[Stored data entries]
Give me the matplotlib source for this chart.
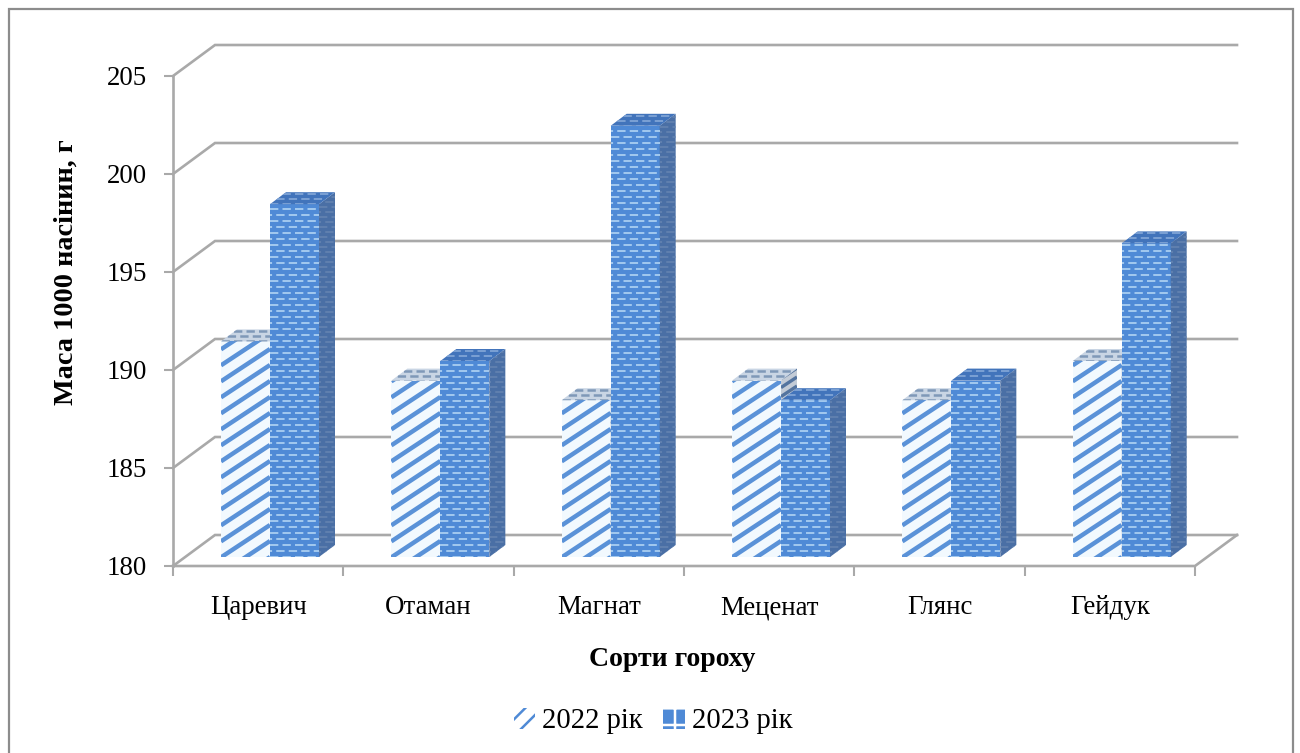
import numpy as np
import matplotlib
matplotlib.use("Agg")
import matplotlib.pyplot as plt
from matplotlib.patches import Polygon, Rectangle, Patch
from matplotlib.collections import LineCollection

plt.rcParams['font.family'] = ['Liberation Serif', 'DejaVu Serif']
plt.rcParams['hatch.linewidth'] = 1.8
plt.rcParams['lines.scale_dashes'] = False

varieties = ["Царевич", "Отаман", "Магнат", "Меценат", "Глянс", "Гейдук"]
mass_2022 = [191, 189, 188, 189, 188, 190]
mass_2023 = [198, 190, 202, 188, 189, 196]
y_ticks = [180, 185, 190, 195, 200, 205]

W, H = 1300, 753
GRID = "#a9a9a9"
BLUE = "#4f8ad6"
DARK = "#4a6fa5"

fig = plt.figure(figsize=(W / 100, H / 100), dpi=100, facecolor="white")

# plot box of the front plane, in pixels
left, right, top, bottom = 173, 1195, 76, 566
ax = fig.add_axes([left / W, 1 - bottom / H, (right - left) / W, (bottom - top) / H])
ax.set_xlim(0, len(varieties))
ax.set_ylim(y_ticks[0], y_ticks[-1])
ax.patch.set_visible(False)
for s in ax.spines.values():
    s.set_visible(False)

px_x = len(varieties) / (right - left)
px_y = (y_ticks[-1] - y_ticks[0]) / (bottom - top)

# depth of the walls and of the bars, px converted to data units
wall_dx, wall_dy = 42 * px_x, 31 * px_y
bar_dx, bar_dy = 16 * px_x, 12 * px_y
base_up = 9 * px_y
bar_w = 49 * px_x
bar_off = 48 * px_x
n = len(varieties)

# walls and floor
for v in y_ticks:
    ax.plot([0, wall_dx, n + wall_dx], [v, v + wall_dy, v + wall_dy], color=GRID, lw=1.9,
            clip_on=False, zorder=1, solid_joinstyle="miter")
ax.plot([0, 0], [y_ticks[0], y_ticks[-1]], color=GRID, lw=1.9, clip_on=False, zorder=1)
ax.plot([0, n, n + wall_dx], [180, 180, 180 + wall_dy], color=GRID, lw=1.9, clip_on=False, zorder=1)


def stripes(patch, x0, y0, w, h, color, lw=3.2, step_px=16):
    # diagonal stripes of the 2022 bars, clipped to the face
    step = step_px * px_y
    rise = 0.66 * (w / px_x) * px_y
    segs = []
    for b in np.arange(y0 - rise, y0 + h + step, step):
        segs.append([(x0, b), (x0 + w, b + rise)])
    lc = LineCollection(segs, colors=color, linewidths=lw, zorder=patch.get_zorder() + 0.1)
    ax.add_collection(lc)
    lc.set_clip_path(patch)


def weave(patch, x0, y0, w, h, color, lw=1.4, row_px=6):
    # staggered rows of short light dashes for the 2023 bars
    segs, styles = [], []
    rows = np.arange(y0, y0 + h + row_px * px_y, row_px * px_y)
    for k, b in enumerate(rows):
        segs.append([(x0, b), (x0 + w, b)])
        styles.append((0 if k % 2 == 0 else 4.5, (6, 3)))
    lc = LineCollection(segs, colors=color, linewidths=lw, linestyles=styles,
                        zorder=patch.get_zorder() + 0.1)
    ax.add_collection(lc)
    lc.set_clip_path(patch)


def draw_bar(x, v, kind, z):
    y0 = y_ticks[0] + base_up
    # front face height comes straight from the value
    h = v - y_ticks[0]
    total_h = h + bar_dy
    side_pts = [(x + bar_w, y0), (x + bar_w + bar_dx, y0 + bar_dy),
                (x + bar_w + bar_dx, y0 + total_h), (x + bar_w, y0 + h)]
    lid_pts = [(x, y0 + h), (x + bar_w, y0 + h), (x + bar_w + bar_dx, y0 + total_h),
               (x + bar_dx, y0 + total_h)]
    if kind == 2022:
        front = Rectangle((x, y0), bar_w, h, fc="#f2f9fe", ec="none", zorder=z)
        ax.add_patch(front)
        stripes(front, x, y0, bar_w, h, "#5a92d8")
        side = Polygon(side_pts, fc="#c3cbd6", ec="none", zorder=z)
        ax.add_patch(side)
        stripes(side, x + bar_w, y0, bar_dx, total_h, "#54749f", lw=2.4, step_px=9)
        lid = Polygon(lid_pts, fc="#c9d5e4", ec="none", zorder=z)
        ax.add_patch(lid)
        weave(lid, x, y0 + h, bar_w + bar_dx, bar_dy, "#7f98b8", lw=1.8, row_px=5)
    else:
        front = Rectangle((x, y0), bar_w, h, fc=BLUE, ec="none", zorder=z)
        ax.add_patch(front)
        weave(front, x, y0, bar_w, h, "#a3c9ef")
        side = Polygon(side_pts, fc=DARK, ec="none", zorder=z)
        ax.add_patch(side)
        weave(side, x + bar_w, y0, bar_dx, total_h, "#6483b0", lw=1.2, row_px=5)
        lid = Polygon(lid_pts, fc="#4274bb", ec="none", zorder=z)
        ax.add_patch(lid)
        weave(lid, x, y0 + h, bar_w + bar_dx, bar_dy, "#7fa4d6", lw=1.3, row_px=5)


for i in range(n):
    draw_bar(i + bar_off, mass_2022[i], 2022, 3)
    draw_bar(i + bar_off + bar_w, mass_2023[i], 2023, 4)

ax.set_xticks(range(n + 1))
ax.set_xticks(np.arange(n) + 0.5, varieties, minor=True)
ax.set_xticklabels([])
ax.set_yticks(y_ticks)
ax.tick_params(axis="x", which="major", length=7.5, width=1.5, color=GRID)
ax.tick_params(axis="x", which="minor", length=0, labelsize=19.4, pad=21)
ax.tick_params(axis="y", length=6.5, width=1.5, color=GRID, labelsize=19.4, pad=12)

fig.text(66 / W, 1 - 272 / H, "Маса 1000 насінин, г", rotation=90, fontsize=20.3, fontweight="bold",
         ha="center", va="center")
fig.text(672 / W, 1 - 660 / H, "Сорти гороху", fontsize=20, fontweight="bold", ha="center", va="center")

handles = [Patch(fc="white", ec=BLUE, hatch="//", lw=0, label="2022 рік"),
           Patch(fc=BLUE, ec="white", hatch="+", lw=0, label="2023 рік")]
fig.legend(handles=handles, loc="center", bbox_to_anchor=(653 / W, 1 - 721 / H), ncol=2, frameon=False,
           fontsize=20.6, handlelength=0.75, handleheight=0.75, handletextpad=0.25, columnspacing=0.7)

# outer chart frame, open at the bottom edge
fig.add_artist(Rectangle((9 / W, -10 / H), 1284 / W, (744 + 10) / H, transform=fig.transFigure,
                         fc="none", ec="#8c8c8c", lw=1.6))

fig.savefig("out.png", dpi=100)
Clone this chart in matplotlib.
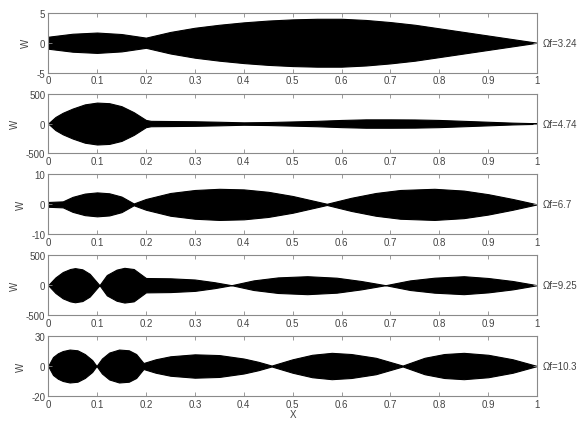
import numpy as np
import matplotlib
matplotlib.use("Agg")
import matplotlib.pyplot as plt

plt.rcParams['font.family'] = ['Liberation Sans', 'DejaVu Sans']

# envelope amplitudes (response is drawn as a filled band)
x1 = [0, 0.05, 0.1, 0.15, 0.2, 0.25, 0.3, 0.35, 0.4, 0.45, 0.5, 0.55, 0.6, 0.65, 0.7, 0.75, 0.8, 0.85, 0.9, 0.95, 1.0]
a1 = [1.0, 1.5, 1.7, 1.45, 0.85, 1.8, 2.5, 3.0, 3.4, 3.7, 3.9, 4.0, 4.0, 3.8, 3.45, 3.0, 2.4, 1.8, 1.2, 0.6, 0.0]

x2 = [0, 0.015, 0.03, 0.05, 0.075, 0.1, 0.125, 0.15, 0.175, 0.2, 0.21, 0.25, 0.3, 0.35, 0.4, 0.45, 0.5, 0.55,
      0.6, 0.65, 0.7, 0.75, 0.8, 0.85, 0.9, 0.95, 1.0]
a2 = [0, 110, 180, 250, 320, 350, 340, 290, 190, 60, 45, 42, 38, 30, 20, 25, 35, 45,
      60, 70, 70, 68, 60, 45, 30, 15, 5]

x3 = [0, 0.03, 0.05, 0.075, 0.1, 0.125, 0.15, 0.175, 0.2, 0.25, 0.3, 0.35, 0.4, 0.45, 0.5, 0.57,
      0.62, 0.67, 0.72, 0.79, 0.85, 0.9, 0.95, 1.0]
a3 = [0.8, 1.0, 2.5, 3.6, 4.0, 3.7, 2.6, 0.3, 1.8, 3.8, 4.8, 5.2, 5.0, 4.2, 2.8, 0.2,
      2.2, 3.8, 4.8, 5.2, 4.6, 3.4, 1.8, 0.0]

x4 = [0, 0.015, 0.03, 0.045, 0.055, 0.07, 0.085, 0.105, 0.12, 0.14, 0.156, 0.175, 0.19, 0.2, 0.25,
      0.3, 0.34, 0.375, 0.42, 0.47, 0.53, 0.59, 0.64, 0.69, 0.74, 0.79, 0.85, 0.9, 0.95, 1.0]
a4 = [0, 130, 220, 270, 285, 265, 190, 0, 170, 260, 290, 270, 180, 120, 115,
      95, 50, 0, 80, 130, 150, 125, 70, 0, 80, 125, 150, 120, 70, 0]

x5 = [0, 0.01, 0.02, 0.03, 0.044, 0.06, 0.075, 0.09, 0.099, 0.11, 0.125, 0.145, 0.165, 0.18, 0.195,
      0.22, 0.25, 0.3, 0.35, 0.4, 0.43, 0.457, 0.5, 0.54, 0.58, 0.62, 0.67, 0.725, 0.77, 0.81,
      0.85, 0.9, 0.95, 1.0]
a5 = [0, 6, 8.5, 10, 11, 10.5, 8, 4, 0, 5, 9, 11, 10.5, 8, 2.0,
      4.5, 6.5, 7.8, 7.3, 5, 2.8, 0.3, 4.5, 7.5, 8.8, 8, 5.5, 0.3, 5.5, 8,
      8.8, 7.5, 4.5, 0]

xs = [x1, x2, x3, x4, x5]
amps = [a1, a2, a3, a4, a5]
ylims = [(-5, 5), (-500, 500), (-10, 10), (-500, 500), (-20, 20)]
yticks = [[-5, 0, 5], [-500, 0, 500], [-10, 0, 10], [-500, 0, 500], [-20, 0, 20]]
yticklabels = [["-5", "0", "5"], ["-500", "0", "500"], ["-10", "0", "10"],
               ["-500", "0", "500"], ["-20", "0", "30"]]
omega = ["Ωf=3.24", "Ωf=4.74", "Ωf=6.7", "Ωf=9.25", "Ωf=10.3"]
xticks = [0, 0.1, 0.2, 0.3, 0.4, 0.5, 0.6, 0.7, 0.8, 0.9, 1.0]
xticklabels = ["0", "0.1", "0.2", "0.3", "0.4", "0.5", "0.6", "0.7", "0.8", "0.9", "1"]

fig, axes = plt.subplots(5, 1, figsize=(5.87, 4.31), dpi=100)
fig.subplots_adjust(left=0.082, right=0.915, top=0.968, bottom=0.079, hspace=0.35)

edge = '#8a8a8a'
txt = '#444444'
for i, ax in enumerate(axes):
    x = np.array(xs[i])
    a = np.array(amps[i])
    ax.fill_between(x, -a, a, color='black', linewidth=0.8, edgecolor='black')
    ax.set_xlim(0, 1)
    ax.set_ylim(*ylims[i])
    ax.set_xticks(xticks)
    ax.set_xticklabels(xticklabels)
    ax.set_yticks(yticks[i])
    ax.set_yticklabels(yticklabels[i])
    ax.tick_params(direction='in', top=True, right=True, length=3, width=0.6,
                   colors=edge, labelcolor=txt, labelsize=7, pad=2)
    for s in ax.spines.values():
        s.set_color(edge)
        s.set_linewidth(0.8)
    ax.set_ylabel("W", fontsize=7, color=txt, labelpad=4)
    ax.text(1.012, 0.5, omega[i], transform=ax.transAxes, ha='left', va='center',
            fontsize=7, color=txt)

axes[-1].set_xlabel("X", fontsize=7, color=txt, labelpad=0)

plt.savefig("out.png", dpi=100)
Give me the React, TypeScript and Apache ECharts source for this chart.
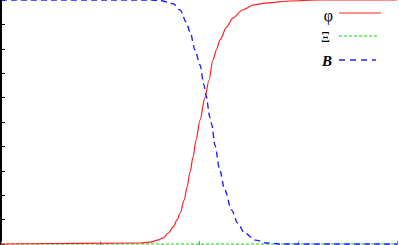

- GIVEN PROBLEM
From the first line of the material down to the line containing "from matplotlib.collections import", inclusive, return each line exactly, skipping any picture.

- RESULT
Give me the matplotlib source for this chart.
import numpy as np
import matplotlib
matplotlib.use("Agg")
import matplotlib.pyplot as plt
from matplotlib.patches import Polygon, Rectangle, Patch
from matplotlib.collections import LineCollection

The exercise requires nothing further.